After escaping from police custody, Anandpal was accused of killing a policeman when a police team tried to stop his vehicle in Gudha Bhagwandas.

=== Allegations ===
The Rajasthan police stated that Singh and his brothers amassed wealth after entering the world of crime. "Anandpal’s brother Manjeet Singh was in prison in a murder case since 2001. He himself and another brother Vikki had been on the run from the law. There are no known source of income for the family, but Anandpal’s daughter spent nearly Rs. 20 lakh on engineering studies in Dubai," said the statement. The statement further said that Anandpal's other daughter was studying at an expensive school in Pune as was his son. "There are two flats owned by the family in Jaipur’s posh colonies. Each one of them is valued more than Rs 60 lakh. The police confiscated nearly 370 bigha of land," said the statement adding that he owned properties in Kuchaman, Jaipur, Hanumangarh, Sikar and Churu. The family also owns a mine in Makarana, apart from several 'benami' properties.

=== Lifestyle ===
Anandpal was considered unique in his status as a criminal in Rajasthan whose aides would often engage in acts of self-sacrifice. In a gang-war in Bikaner Central Jail in July 2014, his close aide Balveer Banuda jumped in front of bullets when Anandpal's enemies tried to shoot him.
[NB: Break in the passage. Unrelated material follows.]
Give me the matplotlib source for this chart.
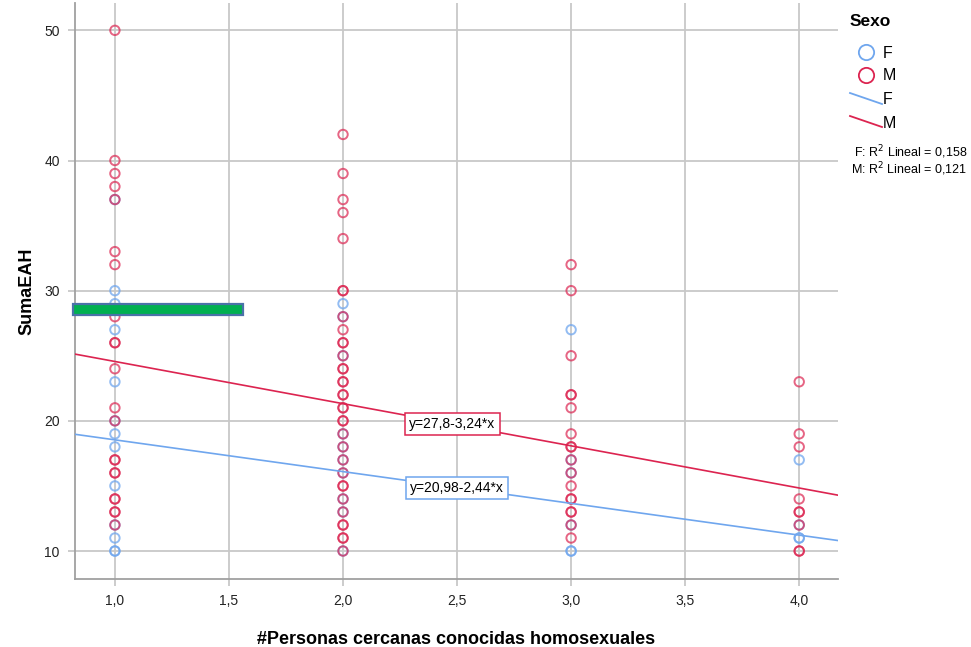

Singh had serious charges against him, including murder, robbery and extortion. Despite having these charges on his head, he had developed Robin Hood image among people. His Facebook image uploads and his video uploads on YouTube gives evidence of his fearless life. Black goggles, black hat, moustache, beard, leather jacket and his huge and solid physical appearance resembled a Bollywood style gangster.

=== Robin Hood style ===
Amarpal was particularly known for his acts of wealth redistribution, giving to the poor and stealing from the rich. As a result of this, he got a reputation as a Robin Hood-type figure and had garnered support among some members of lower-income communities for his actions.

== Interests ==
He was interested in novels and always carried books. Super Brain and Life of Pi were said to be found by the police after his encounter in his Mahindra Scorpio.

== Before death ==
In May 2017, Anandpal attempted to surrender. His advocates met Governor of Rajasthan, Kalyan Singh, in Jaipur who told them that he is a patriot and that if he will be given security he wanted to surrender. A fair investigation was demanded on his behalf to the Chief Justice of High Court. In the court, it was said that the injustice of leaders had led him to this situation and now all these leaders wanted him dead. Anandpal's lawyer A.P. Singh also wrote to the Chief Justice, stating that the court should conduct a fair investigation under the direction of a judge because Anandpal had not committed any crime. He added that Anandpal ran away because his companion Balveer Banuda was killed inside the jail by his enemy Raju Theth. If he had not escaped then he too would have been killed as he was not safe inside the jail. His lawyer alleged that if any lawyer in Rajasthan wants to represent Anandpal, the police overwhelm him in false cases.

== Death ==

=== Official story ===
As per police and government officials, he was shot dead at midnight in a raid by the Special Operations Group Anti-Terrorist Squad (India) of the Rajasthan Police at Malasar in Churu district on 24 June 2017.

=== Public story ===
His family and many others reject the official story and blame the police for his death.

Anandpal's sister, family and lawyers also said that Anandpal wanted to surrender, but government mainly the former chief minister of Rajasthan Vasundhara Raje and former home minister Gulab Chand Kataria wanted him dead. They asked for protection from the government, court and police.

== In popular culture ==

Crime Patrol Dial 100 - Ep 686 - Full Episode - 8 January 2018 (Full story is based on his lifestyle).

A web series from Zee5 called Rangbaaz Phirse was made in 2019 and released in December 2019 portraying the life of Anandpal. Singh is played by actor Jimmy Sheirgill as Amarpal Singh.